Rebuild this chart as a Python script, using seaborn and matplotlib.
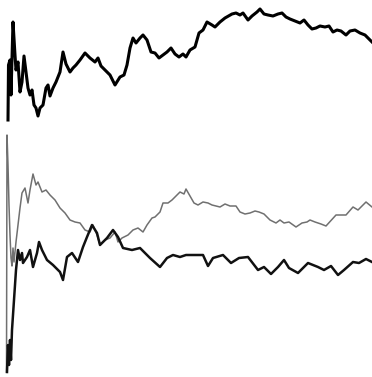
import matplotlib
matplotlib.use("Agg")
import matplotlib.pyplot as plt
import seaborn as sns

# Series A (top, thick black): step, level (read as pixel rows from top)
a_step = [8, 8.5, 10, 11, 13, 15, 16, 18, 20, 22, 24, 26, 28, 30, 32, 34, 36, 38, 40, 43, 46, 48, 50, 53, 56,
          60, 63, 66, 70, 73, 76, 80, 85, 90, 95, 98, 101, 105, 110, 115, 120, 124, 127, 130, 133, 136, 140,
          143, 147, 151, 155, 159, 163, 167, 171, 175, 179, 183, 186, 190, 195, 199, 203, 207, 212, 215, 220,
          225, 232, 236, 240, 243, 248, 252, 257, 260, 264, 268, 273, 278, 282, 286, 290, 295, 300, 304, 308,
          312, 316, 320, 325, 329, 333, 337, 341, 346, 350, 355, 360, 365, 368, 372]
a_pix = [120, 65, 60, 95, 22, 55, 70, 62, 92, 82, 56, 72, 88, 95, 90, 105, 108, 116, 108, 105, 88, 85, 96, 88, 82,
         72, 52, 64, 72, 68, 65, 60, 53, 58, 62, 58, 66, 70, 75, 85, 77, 75, 65, 48, 38, 43, 38,
         35, 40, 52, 53, 58, 55, 52, 48, 54, 57, 54, 57, 50, 47, 33, 30, 22, 25, 27, 22,
         18, 14, 13, 15, 13, 20, 16, 12, 9, 14, 15, 16, 14, 13, 17, 19, 21, 23, 20, 25,
         29, 28, 26, 27, 26, 32, 30, 31, 35, 31, 30, 33, 35, 38, 42]

# Series B (middle, grey)
b_step = [6.5, 7, 8, 9, 10, 11, 12, 13, 14, 16, 18, 20, 22, 25, 28, 30, 33, 36, 38, 42, 46, 50, 55, 60, 65, 70,
          75, 80, 85, 90, 93, 97, 100, 105, 110, 115, 118, 122, 128, 133, 138, 143, 147, 152, 155, 160, 163,
          168, 172, 176, 180, 184, 186, 190, 194, 198, 203, 208, 212, 220, 225, 230, 236, 240, 245, 250, 255,
          259, 264, 270, 276, 280, 284, 289, 296, 302, 307, 310, 315, 321, 326, 336, 346, 353, 358, 366, 372]
b_pix = [372, 135, 165, 205, 235, 258, 266, 248, 262, 242, 225, 208, 193, 188, 203, 190, 174, 185, 182, 192, 190,
         195, 200, 208, 213, 220, 222, 223, 230, 232, 225, 235, 245, 240, 238, 232, 242, 238, 235, 230, 228,
         232, 225, 218, 217, 212, 203, 203, 200, 196, 192, 194, 189, 196, 203, 205, 202, 203, 205, 207, 204,
         206, 206, 212, 214, 213, 211, 212, 214, 220, 223, 220, 223, 222, 227, 223, 222, 220, 222, 224, 226,
         215, 215, 207, 210, 202, 207]

# Series C (bottom, black)
c_step = [7, 8, 9, 10, 11, 12, 14, 16, 18, 20, 22, 23, 27, 30, 33, 37, 39, 42, 47, 53, 60, 63, 67, 72, 78, 83,
          87, 92, 97, 100, 107, 113, 118, 123, 132, 140, 150, 160, 167, 173, 180, 186, 196, 203, 208, 213,
          223, 231, 239, 248, 258, 264, 271, 278, 284, 289, 298, 308, 318, 324, 331, 338, 344, 353, 359, 366, 372]
c_pix = [372, 345, 365, 340, 360, 330, 300, 270, 250, 260, 253, 263, 257, 250, 267, 253, 242, 250, 260, 265, 272,
         280, 257, 253, 262, 247, 237, 225, 233, 245, 238, 230, 237, 248, 250, 248, 258, 267, 258, 255, 257,
         255, 255, 255, 266, 258, 255, 263, 258, 257, 270, 267, 274, 267, 260, 268, 273, 263, 267, 270, 266,
         275, 270, 262, 263, 259, 262]

TOP = 377
a_val = [TOP - p for p in a_pix]
b_val = [TOP - p for p in b_pix]
c_val = [TOP - p for p in c_pix]

fig = plt.figure(figsize=(3.72, 3.77), dpi=100)
ax = fig.add_axes([0, 0, 1, 1])
ax.set_facecolor("white")

sns.lineplot(x=b_step, y=b_val, ax=ax, color="#707070", linewidth=1.1, sort=False)
sns.lineplot(x=c_step, y=c_val, ax=ax, color="#111111", linewidth=1.8, sort=False)
sns.lineplot(x=a_step, y=a_val, ax=ax, color="black", linewidth=2.2, sort=False)

ax.set_xlim(0, 372)
ax.set_ylim(0, 377)
ax.axis("off")
fig.savefig("out.png", dpi=100, facecolor="white")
------------------------------------------------------------------------
What is expected ->
In this exercise, set down all of the data exactly, without the pictures.

Task output ->
Rebuild this chart as a Python script, using seaborn and matplotlib.
import matplotlib
matplotlib.use("Agg")
import matplotlib.pyplot as plt
import seaborn as sns

# Series A (top, thick black): step, level (read as pixel rows from top)
a_step = [8, 8.5, 10, 11, 13, 15, 16, 18, 20, 22, 24, 26, 28, 30, 32, 34, 36, 38, 40, 43, 46, 48, 50, 53, 56,
          60, 63, 66, 70, 73, 76, 80, 85, 90, 95, 98, 101, 105, 110, 115, 120, 124, 127, 130, 133, 136, 140,
          143, 147, 151, 155, 159, 163, 167, 171, 175, 179, 183, 186, 190, 195, 199, 203, 207, 212, 215, 220,
          225, 232, 236, 240, 243, 248, 252, 257, 260, 264, 268, 273, 278, 282, 286, 290, 295, 300, 304, 308,
          312, 316, 320, 325, 329, 333, 337, 341, 346, 350, 355, 360, 365, 368, 372]
a_pix = [120, 65, 60, 95, 22, 55, 70, 62, 92, 82, 56, 72, 88, 95, 90, 105, 108, 116, 108, 105, 88, 85, 96, 88, 82,
         72, 52, 64, 72, 68, 65, 60, 53, 58, 62, 58, 66, 70, 75, 85, 77, 75, 65, 48, 38, 43, 38,
         35, 40, 52, 53, 58, 55, 52, 48, 54, 57, 54, 57, 50, 47, 33, 30, 22, 25, 27, 22,
         18, 14, 13, 15, 13, 20, 16, 12, 9, 14, 15, 16, 14, 13, 17, 19, 21, 23, 20, 25,
         29, 28, 26, 27, 26, 32, 30, 31, 35, 31, 30, 33, 35, 38, 42]

# Series B (middle, grey)
b_step = [6.5, 7, 8, 9, 10, 11, 12, 13, 14, 16, 18, 20, 22, 25, 28, 30, 33, 36, 38, 42, 46, 50, 55, 60, 65, 70,
          75, 80, 85, 90, 93, 97, 100, 105, 110, 115, 118, 122, 128, 133, 138, 143, 147, 152, 155, 160, 163,
          168, 172, 176, 180, 184, 186, 190, 194, 198, 203, 208, 212, 220, 225, 230, 236, 240, 245, 250, 255,
          259, 264, 270, 276, 280, 284, 289, 296, 302, 307, 310, 315, 321, 326, 336, 346, 353, 358, 366, 372]
b_pix = [372, 135, 165, 205, 235, 258, 266, 248, 262, 242, 225, 208, 193, 188, 203, 190, 174, 185, 182, 192, 190,
         195, 200, 208, 213, 220, 222, 223, 230, 232, 225, 235, 245, 240, 238, 232, 242, 238, 235, 230, 228,
         232, 225, 218, 217, 212, 203, 203, 200, 196, 192, 194, 189, 196, 203, 205, 202, 203, 205, 207, 204,
         206, 206, 212, 214, 213, 211, 212, 214, 220, 223, 220, 223, 222, 227, 223, 222, 220, 222, 224, 226,
         215, 215, 207, 210, 202, 207]

# Series C (bottom, black)
c_step = [7, 8, 9, 10, 11, 12, 14, 16, 18, 20, 22, 23, 27, 30, 33, 37, 39, 42, 47, 53, 60, 63, 67, 72, 78, 83,
          87, 92, 97, 100, 107, 113, 118, 123, 132, 140, 150, 160, 167, 173, 180, 186, 196, 203, 208, 213,
          223, 231, 239, 248, 258, 264, 271, 278, 284, 289, 298, 308, 318, 324, 331, 338, 344, 353, 359, 366, 372]
c_pix = [372, 345, 365, 340, 360, 330, 300, 270, 250, 260, 253, 263, 257, 250, 267, 253, 242, 250, 260, 265, 272,
         280, 257, 253, 262, 247, 237, 225, 233, 245, 238, 230, 237, 248, 250, 248, 258, 267, 258, 255, 257,
         255, 255, 255, 266, 258, 255, 263, 258, 257, 270, 267, 274, 267, 260, 268, 273, 263, 267, 270, 266,
         275, 270, 262, 263, 259, 262]

TOP = 377
a_val = [TOP - p for p in a_pix]
b_val = [TOP - p for p in b_pix]
c_val = [TOP - p for p in c_pix]

fig = plt.figure(figsize=(3.72, 3.77), dpi=100)
ax = fig.add_axes([0, 0, 1, 1])
ax.set_facecolor("white")

sns.lineplot(x=b_step, y=b_val, ax=ax, color="#707070", linewidth=1.1, sort=False)
sns.lineplot(x=c_step, y=c_val, ax=ax, color="#111111", linewidth=1.8, sort=False)
sns.lineplot(x=a_step, y=a_val, ax=ax, color="black", linewidth=2.2, sort=False)

ax.set_xlim(0, 372)
ax.set_ylim(0, 377)
ax.axis("off")
fig.savefig("out.png", dpi=100, facecolor="white")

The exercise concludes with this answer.